Observability: You Can't Degrade What You Can't See

Graceful degradation without observability is just hiding failures. Your app looks healthy in your browser but is silently returning empty arrays to everyone because some service is down and you swallowed the error. You need to know when your fallbacks are firing — frequently enough that you can tell the difference between 'this happens once a week, it's fine' and 'this has fired 400 times in the last hour, something is very wrong.'

At minimum: log every time a fallback fires with enough context to reproduce the issue. Ideally: track fallback firing as a metric and alert when it spikes. This is where Sentry's breadcrumbs, or even just a simple counter in a monitoring service, becomes essential. Our rule: if we're gracefully degrading, we're also logging it. Silently swallowed errors are bugs you won't find until a user complains.

Every fallback path should have a log statement. 'Silent failures' aren't graceful degradation — they're just failures you're pretending don't exist.

The Practical Checklist

Before shipping a new feature or integration, we run through a quick mental model: what happens when this fails? Not if — when. Here's the short version:

Is this feature on the critical path (user can't do the core thing without it) or non-critical? Non-critical features get fallback UIs.
Does this call an external service? It gets a timeout. What's the fallback when it times out?
Is this a read or a write? Reads can use stale/cached data. Writes need honest error surfacing.
Is there an error boundary around this UI? If it throws, does the whole page die?
When the fallback fires, will we know? Is there a log statement?
If this service has an outage for 2 hours, what's the worst-case user experience? Is that acceptable?

It's not a lot. Most of these become instinct after you've been burned a few times.

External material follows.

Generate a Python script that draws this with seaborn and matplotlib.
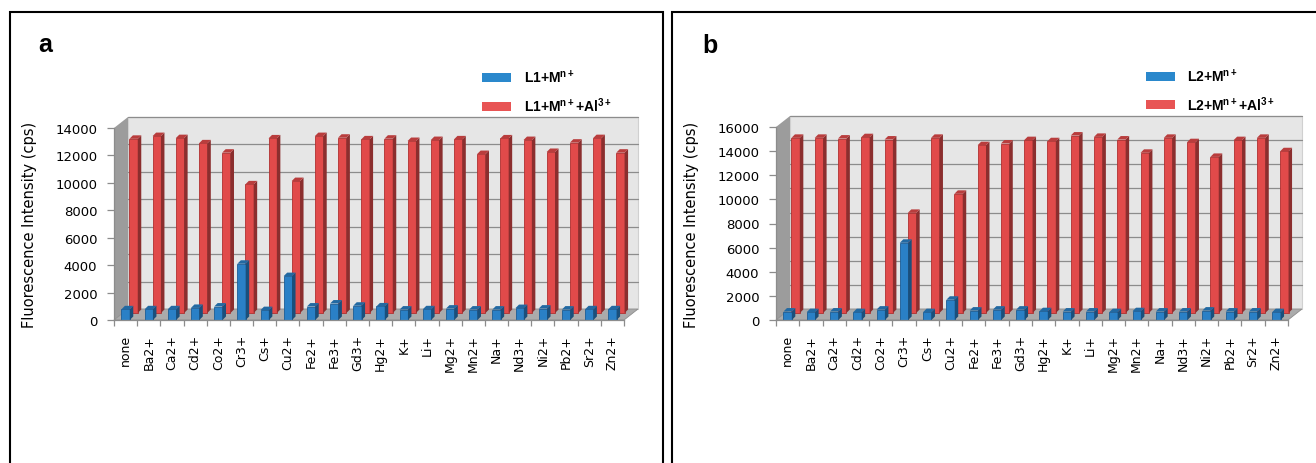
import numpy as np
import pandas as pd
import matplotlib
matplotlib.use("Agg")
import matplotlib.pyplot as plt
import matplotlib.transforms as mtransforms
from matplotlib.patches import Rectangle, Polygon, Patch
from matplotlib.font_manager import FontProperties
import matplotlib.colors as mcolors
import seaborn as sns

# ---------------- data ----------------
ions = ["none", "Ba2+", "Ca2+", "Cd2+", "Co2+", "Cr3+", "Cs+", "Cu2+", "Fe2+", "Fe3+",
        "Gd3+", "Hg2+", "K+", "Li+", "Mg2+", "Mn2+", "Na+", "Nd3+", "Ni2+", "Pb2+",
        "Sr2+", "Zn2+"]

a_blue = [780, 780, 780, 880, 980, 4100, 720, 3200, 980, 1200, 1040, 990,
          760, 780, 830, 760, 760, 870, 830, 760, 780, 780]
a_red = [12700, 12900, 12750, 12370, 11690, 9380, 12730, 9620, 12900, 12780, 12660,
         12710, 12540, 12610, 12660, 11590, 12730, 12610, 11740, 12420, 12750, 11690]

b_blue = [700, 650, 700, 650, 860, 6400, 650, 1680, 780, 860, 860, 730, 700,
          700, 650, 730, 700, 700, 780, 700, 700, 650]
b_red = [14520, 14520, 14460, 14575, 14380, 8300, 14520, 9880, 13910, 14050, 14330,
         14240, 14710, 14600, 14380, 13280, 14520, 14160, 12940, 14330, 14520, 13410]

a_labels = ["L1+M$^{n+}$", "L1+M$^{n+}$+Al$^{3+}$"]
b_labels = ["L2+M$^{n+}$", "L2+M$^{n+}$+Al$^{3+}$"]
a_yticks = [0, 2000, 4000, 6000, 8000, 10000, 12000, 14000]
b_yticks = [0, 2000, 4000, 6000, 8000, 10000, 12000, 14000, 16000]
ylabel = "Fluorescence Intensity (cps)"

# ---------------- style ----------------
sns.set_theme(style="white")
plt.rcParams["font.family"] = ["DejaVu Sans"]
plt.rcParams["mathtext.fontset"] = "custom"
plt.rcParams["mathtext.rm"] = "Liberation Sans:bold"
plt.rcParams["mathtext.it"] = "Liberation Sans:bold"
plt.rcParams["mathtext.bf"] = "Liberation Sans:bold"
plt.rcParams["mathtext.default"] = "bf"
for k in ["text.color", "axes.labelcolor", "xtick.color", "ytick.color"]:
    plt.rcParams[k] = "black"

BLUE = "#2a80c6"
BLUE_EDGE = "#1b5d96"
RED = "#e14a4a"
RED_EDGE = "#b03030"
LEG_BLUE = "#2a88cc"
LEG_RED = "#e85454"

W, H, DPI = 1316, 464, 100
fig = plt.figure(figsize=(W / DPI, H / DPI), dpi=DPI)

ax_a = fig.add_axes([114 / W, (H - 321) / H, 510 / W, 192 / H])
ax_b = fig.add_axes([776 / W, (H - 321) / H, 512 / W, 193 / H])


def px_offset(dx, dy):
    return mtransforms.ScaledTranslation(dx / DPI, dy / DPI, fig.dpi_scale_trans)


def shade(c, f):
    r, g, b = mcolors.to_rgb(c)
    if f < 1:
        return (r * f, g * f, b * f)
    return (r + (1 - r) * (f - 1), g + (1 - g) * (f - 1), b + (1 - b) * (f - 1))


def add_3d_faces(ax, patch, base_color, extra_trans, zorder, d=3.5):
    """Add side and top faces to a bar, derived from the bar's own geometry."""
    trans = ax.transData + extra_trans if extra_trans is not None else ax.transData
    x0, y0 = patch.get_x(), patch.get_y()
    x1, y1 = x0 + patch.get_width(), y0 + patch.get_height()
    (dx0, dy0), (dx1, dy1) = trans.transform([(x0, y0), (x1, y1)])
    side = Polygon([(dx1, dy0), (dx1 + d, dy0 + d), (dx1 + d, dy1 + d), (dx1, dy1)],
                   closed=True, transform=mtransforms.IdentityTransform(),
                   facecolor=shade(base_color, 0.62), edgecolor="none",
                   zorder=zorder, clip_on=False)
    top = Polygon([(dx0, dy1), (dx0 + d, dy1 + d), (dx1 + d, dy1 + d), (dx1, dy1)],
                  closed=True, transform=mtransforms.IdentityTransform(),
                  facecolor=shade(base_color, 0.82), edgecolor="none",
                  zorder=zorder, clip_on=False)
    fig.add_artist(side)
    fig.add_artist(top)


def draw_panel(ax, blue, red, labels, yticks):
    n = len(ions)
    df = pd.DataFrame({
        "ion": ions + ions,
        "series": [labels[0]] * n + [labels[1]] * n,
        "value": blue + red,
    })
    sns.barplot(data=df, x="ion", y="value", hue="series", dodge=False,
                palette=[BLUE, RED], width=0.36, saturation=1, ax=ax,
                legend=False, errorbar=None)
    ymax = yticks[-1]
    ax.set_ylim(0, ymax)
    ax.set_xlim(-0.5, n - 0.5)
    ax.set_facecolor("none")

    # depth offsets (pixels)
    wdx, wdy = 14, 11
    rdx, rdy = 8, 7
    off_wall = px_offset(wdx, wdy)
    off_red = px_offset(rdx, rdy)

    blue_bars, red_bars = ax.containers[0], ax.containers[1]
    for p in blue_bars:
        p.set_edgecolor(BLUE_EDGE)
        p.set_linewidth(0.6)
        p.set_zorder(4)
    for p in red_bars:
        p.set_edgecolor(RED_EDGE)
        p.set_linewidth(0.6)
        p.set_zorder(3)
        p.set_transform(ax.transData + off_red)
        p.set_clip_on(False)

    pos = ax.get_position()
    fx = wdx / (W * pos.width)
    fy = wdy / (H * pos.height)

    # back wall
    ax.add_patch(Rectangle((0, 0), 1, 1, transform=ax.transAxes + off_wall,
                           facecolor="#e6e6e6", edgecolor="#d0d0d0", lw=0.8,
                           zorder=0, clip_on=False))
    # left side wall
    ax.add_patch(Polygon([(0, 0), (fx, fy), (fx, 1 + fy), (0, 1)], closed=True,
                         transform=ax.transAxes, facecolor="#9c9c9c",
                         edgecolor="none", zorder=0.5, clip_on=False))
    # floor
    ax.add_patch(Polygon([(0, 0), (1, 0), (1 + fx, fy), (fx, fy)], closed=True,
                         transform=ax.transAxes, facecolor="#ababab",
                         edgecolor="#8c8c8c", lw=0.6, zorder=1, clip_on=False))
    # back-wall gridlines
    for v in yticks[1:]:
        ax.plot([-0.5, n - 0.5], [v, v], transform=ax.transData + off_wall,
                color="#8c8c8c", lw=0.9, zorder=1.5, clip_on=False)

    # 3-D faces for the bars (figure-level artists, placed by z-order of figure)
    for p in red_bars:
        add_3d_faces(ax, p, RED, off_red, zorder=3)
    for p in blue_bars:
        add_3d_faces(ax, p, BLUE, None, zorder=4)

    # axes cosmetics
    for s in ["top", "right"]:
        ax.spines[s].set_visible(False)
    for s in ["left", "bottom"]:
        ax.spines[s].set_color("#8c8c8c")
        ax.spines[s].set_linewidth(0.9)
        ax.spines[s].set_zorder(5)
    ax.set_yticks(yticks)
    ax.set_yticklabels([str(v) for v in yticks])
    ax.tick_params(axis="y", length=5, width=0.9, color="#8c8c8c",
                   labelsize=9.5, pad=7, left=True)
    ax.set_xticks(range(n))
    ax.set_xticklabels(ions, rotation=90)
    ax.set_xticks(np.arange(n + 1) - 0.5, minor=True)
    ax.tick_params(axis="x", which="major", length=0, labelsize=9, pad=10)
    ax.tick_params(axis="x", which="minor", length=4, width=0.9,
                   color="#8c8c8c", bottom=True)
    ax.set_xlabel("")
    ax.set_ylabel(ylabel, fontsize=10.5)
    ax.yaxis.set_label_coords(-0.15, 0.5)

    handles = [Patch(facecolor=LEG_BLUE, edgecolor="none"),
               Patch(facecolor=LEG_RED, edgecolor="none")]
    ax.legend(handles, labels, loc="upper left", bbox_to_anchor=(0.722, 1.31),
              frameon=False, prop=FontProperties(family="Liberation Sans",
                                                 weight="bold", size=10),
              handlelength=2.1, handleheight=0.6, labelspacing=0.7,
              handletextpad=0.9, borderaxespad=0, borderpad=0)


draw_panel(ax_a, a_blue, a_red, a_labels, a_yticks)
draw_panel(ax_b, b_blue, b_red, b_labels, b_yticks)

# panel letters
fig.text(38 / W, 1 - 52 / H, "a", fontsize=18, fontweight="bold",
         family="Liberation Sans", va="baseline")
fig.text(702 / W, 1 - 53 / H, "b", fontsize=18, fontweight="bold",
         family="Liberation Sans", va="baseline")

# panel frames
lw = 1.5
fig.add_artist(Rectangle((10 / W, -0.1), (663 - 10) / W, 1.1 - 13 / H,
                         transform=fig.transFigure, fill=False,
                         edgecolor="black", lw=lw))
fig.add_artist(Rectangle((672 / W, -0.1), 0.6, 1.1 - 13 / H,
                         transform=fig.transFigure, fill=False,
                         edgecolor="black", lw=lw))

fig.savefig("out.png", dpi=DPI)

The first time your analytics widget takes your entire dashboard down with it, you'll never forget to wrap external calls in a timeout again.

If you're starting a new project and want these patterns baked in from the start, the templates at peal.dev are built with this kind of defensive thinking already in place — error boundaries, safe action wrappers, and Suspense patterns that won't let a sidebar nuke your whole page.

The meta-lesson here is simple: build as if everything outside your own code is unreliable, because it is. Your database will have a slow query. Stripe will have a blip. Resend will queue your email. The npm package you depend on has a bug you haven't hit yet. Graceful degradation isn't pessimism — it's just being honest about the world your code lives in, and designing for it.